I've actually tested the LED with a dropping resistor and 100K trimpot from the 12v source, and even when the resistance is turned all the way up, the LED still stays dimly lit and keeps the 2.38v to light the LED, even with several different type LED's. So in practicality, that isn't working...

Ahh, completely forgot about using zener diodes, that would definitely make things work as intended, will build up a circuit here and see what I can come up with that. But in answer to your question, yes I do know enough about the electrical aspects to be just fine (which is why I started with an oscilloscope to measure the outputs, and was asking here if someone had a quick opinion what would work Best ex. relay, transistor, zener diode, ect)

As for the lift timing, it is not very pronounced, though you can tell just enough that it does come on at 6k. The MAIN reason I was installing the light was for when you are driving in the 2nd cam, and downshift around a turn, it will let you know if you downshifted slightly out of the 2nd cam. That way it doesn't kick back in and catch you off guard.

 

[kestrel74]

Isn't it obvious?

+9 or 10

 

[wek120]

am I the only one who see's the practicality of this?]

Situation: Keeping it in the second cam while entering a turn. While the turn is just starting to unwind, you downshift to accelerate going out of the turn. You let the clutch back out and it sounds like it is at about 6000 rpms, so you think you never dropped out of the second cam. The rpm's were actually 5950, so it really did drop too low. You start accelerating for a split second and suddenly it kicks on. Since you thought it was in the second cam it catches you off guard and that little kick is enough to break the rear loose, and suddenly you find yourself fishtailing and into a ditch.

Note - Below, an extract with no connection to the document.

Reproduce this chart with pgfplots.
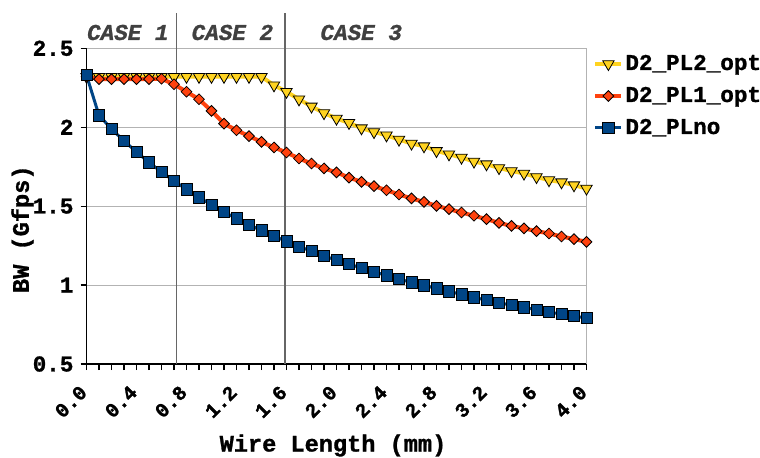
\documentclass[border=0pt]{standalone}
\usepackage{pgfplots}
\pgfplotsset{compat=1.18}
\usepackage{fontspec}
\setmainfont{Liberation Mono}[BoldFeatures={FakeBold=1.2}, BoldItalicFeatures={FakeBold=1.2}]
\definecolor{cy}{HTML}{FFD320}
\definecolor{cr}{HTML}{FF420E}
\definecolor{cb}{HTML}{004586}
\definecolor{gridc}{HTML}{B3B3B3}
\definecolor{casec}{HTML}{404040}
\definecolor{vline}{HTML}{666666}
\begin{document}
\begin{tikzpicture}
\useasboundingbox (0,0) rectangle (380pt,-228.5pt);
\begin{axis}[
  at={(43.25pt,-182pt)}, anchor=south west,
  scale only axis, width=250pt, height=157.85pt,
  xmin=0, xmax=4, ymin=0.5, ymax=2.5,
  clip=false,
  axis lines*=left,
  axis line style={black, line width=0.9pt, -},
  ytick={0.5,1,1.5,2,2.5},
  xtick={0,0.4,0.8,1.2,1.6,2.0,2.4,2.8,3.2,3.6,4.0},
  minor x tick num=3,
  tick align=outside,
  major tick length=3pt, minor tick length=3pt,
  every tick/.style={black, line width=0.6pt},
  ymajorgrids, major grid style={gridc, line width=0.5pt},
  /pgf/number format/assume math mode=true,
  y tick label style={font=\bfseries\fontsize{11.3}{13}\selectfont},
  x tick label style={font=\bfseries\fontsize{10}{12}\selectfont, xshift=1pt, yshift=-7pt, rotate=45, anchor=east, /pgf/number format/.cd, fixed, fixed zerofill, precision=1},
  xlabel={Wire Length (mm)},
  ylabel={BW (Gfps)},
  label style={font=\bfseries\fontsize{11.8}{13}\selectfont},
  xlabel style={at={(axis description cs:0.493,-0.258)}, anchor=center},
  ylabel style={at={(axis description cs:-0.128,0.427)}, anchor=center},
  legend cell align=left,
  legend style={at={(axis description cs:1.001,0.849)}, anchor=west, draw=none, fill=none,
    font=\bfseries\fontsize{11.3}{13}\selectfont, row sep=4pt,
    nodes={inner sep=1pt, text height=8pt, text depth=2pt}},
  legend image code/.code={\draw[mark repeat=2,mark phase=2,#1] plot coordinates {(0pt,0pt) (6.5pt,0pt) (13pt,0pt)};},
]
\draw[gridc, line width=0.6pt] (rel axis cs:0,1) -- (rel axis cs:1,1) -- (rel axis cs:1,0);
\draw[vline, line width=0.6pt] (axis cs:0.72,0.5) -- (axis cs:0.72,2.726);
\draw[vline, line width=0.6pt] (axis cs:1.588,0.5) -- (axis cs:1.588,2.726);

\addplot[color=cy, line width=2pt, mark=triangle*, mark size=3.3pt,
  mark options={rotate=180, fill=cy, draw=black, line width=0.4pt}] table {
x y
0.0 2.32
0.1 2.32
0.2 2.32
0.3 2.32
0.4 2.32
0.5 2.32
0.6 2.32
0.7 2.32
0.8 2.32
0.9 2.32
1.0 2.32
1.1 2.32
1.2 2.32
1.3 2.32
1.4 2.32
1.5 2.266
1.6 2.225
1.7 2.177
1.8 2.132
1.9 2.09
2.0 2.055
2.1 2.028
2.2 1.994
2.3 1.970
2.4 1.949
2.5 1.922
2.6 1.897
2.7 1.880
2.8 1.850
2.9 1.829
3.0 1.808
3.1 1.783
3.2 1.766
3.3 1.742
3.4 1.723
3.5 1.707
3.6 1.685
3.7 1.665
3.8 1.652
3.9 1.633
4.0 1.612
};
\addlegendentry{D2\_PL2\_opt}

\addplot[color=cr, line width=2pt, mark=square*, mark size=1.9pt,
  mark options={rotate=45, fill=cr, draw=black, line width=0.4pt}] table {
x y
0.0 2.32
0.1 2.305
0.2 2.305
0.3 2.305
0.4 2.305
0.5 2.305
0.6 2.307
0.7 2.272
0.8 2.225
0.9 2.177
1.0 2.104
1.1 2.023
1.2 1.981
1.3 1.944
1.4 1.907
1.5 1.872
1.6 1.840
1.7 1.802
1.8 1.770
1.9 1.739
2.0 1.714
2.1 1.681
2.2 1.654
2.3 1.627
2.4 1.601
2.5 1.574
2.6 1.549
2.7 1.527
2.8 1.502
2.9 1.481
3.0 1.460
3.1 1.439
3.2 1.418
3.3 1.394
3.4 1.375
3.5 1.359
3.6 1.342
3.7 1.327
3.8 1.308
3.9 1.291
4.0 1.274
};
\addlegendentry{D2\_PL1\_opt}

\addplot[color=cb, line width=1.5pt, mark=square*, mark size=2.8pt,
  mark options={fill=cb, draw=black, line width=0.4pt}] table {
x y
0.0 2.33
0.1 2.075
0.2 1.99
0.3 1.913
0.4 1.844
0.5 1.777
0.6 1.717
0.7 1.66
0.8 1.606
0.9 1.555
1.0 1.51
1.1 1.463
1.2 1.422
1.3 1.382
1.4 1.346
1.5 1.31
1.6 1.277
1.7 1.244
1.8 1.215
1.9 1.185
2.0 1.158
2.1 1.133
2.2 1.108
2.3 1.084
2.4 1.061
2.5 1.038
2.6 1.017
2.7 0.998
2.8 0.979
2.9 0.960
3.0 0.941
3.1 0.922
3.2 0.905
3.3 0.888
3.4 0.873
3.5 0.859
3.6 0.844
3.7 0.829
3.8 0.816
3.9 0.804
4.0 0.791
};
\addlegendentry{D2\_PLno}
\end{axis}
\node[font=\bfseries\itshape\fontsize{11.3}{13}\selectfont, text=casec] at (63.9pt,-16.25pt) {CASE 1};
\node[font=\bfseries\itshape\fontsize{11.3}{13}\selectfont, text=casec] at (116.2pt,-16.25pt) {CASE 2};
\node[font=\bfseries\itshape\fontsize{11.3}{13}\selectfont, text=casec] at (180.6pt,-16.25pt) {CASE 3};
\end{tikzpicture}
\end{document}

Alternate Situation: You let the clutch back out, but the vvtli light went off, so this time you know you dropped a little too low. You back off the turn just enough so when that second cam kicks in, you don't end up in a ditch.

And an LED would be much easier to catch in your peripheral than looking down at the RPM's and trying to tell if it's at 5950 or 6050 in a split second.

 

[ErictheBastard]

Install a Lotus Sport ECU or have a re-flash done by KoldFire or get the CharlieX reflash from BritishRacingGroup. They all lower the cam-switchover point (to the 5200-5750 rpm range) for precisely the reasons you describe. It eliminates the 'kick', yet keeps you on the second cam through gear changes and corner exits.

 

[sturgeongeneral]

I think you are right on track with your thinking. Both electrically and in your idea about an indication of being in the second cam. Please keep us posted!

 

[wek120]

Wish I had know about the ECU flash before doing the mod but on the bright side, it's nice to know how much you actually use the 2nd cam. Tested it out at the autocross last weekend, was surprised how little I was actually using it for autox
Just a quick update though, the waveform is not a steady X volt output, so the despite the zener diodes working from a normal 2.5v to 12v dc switch, they will not work on the actual output (most likely having to do with the square wave). After 12 hours straight of messing with the zeners and led's on it, I finally decided to stick with a very small 12v relay, splicing into the two VVL wires for the relay coil, and 12v power (with a resistor) to the LED. It seems to work just fine with no affect on the VVL itself. You can still feel the kick as it was, and the light comes on when you are driving in the second cam.
For those curious about doing the mod, it was as simple as splicing into the two wires, hook it up to the relay, and running the wires to where you desire the LED.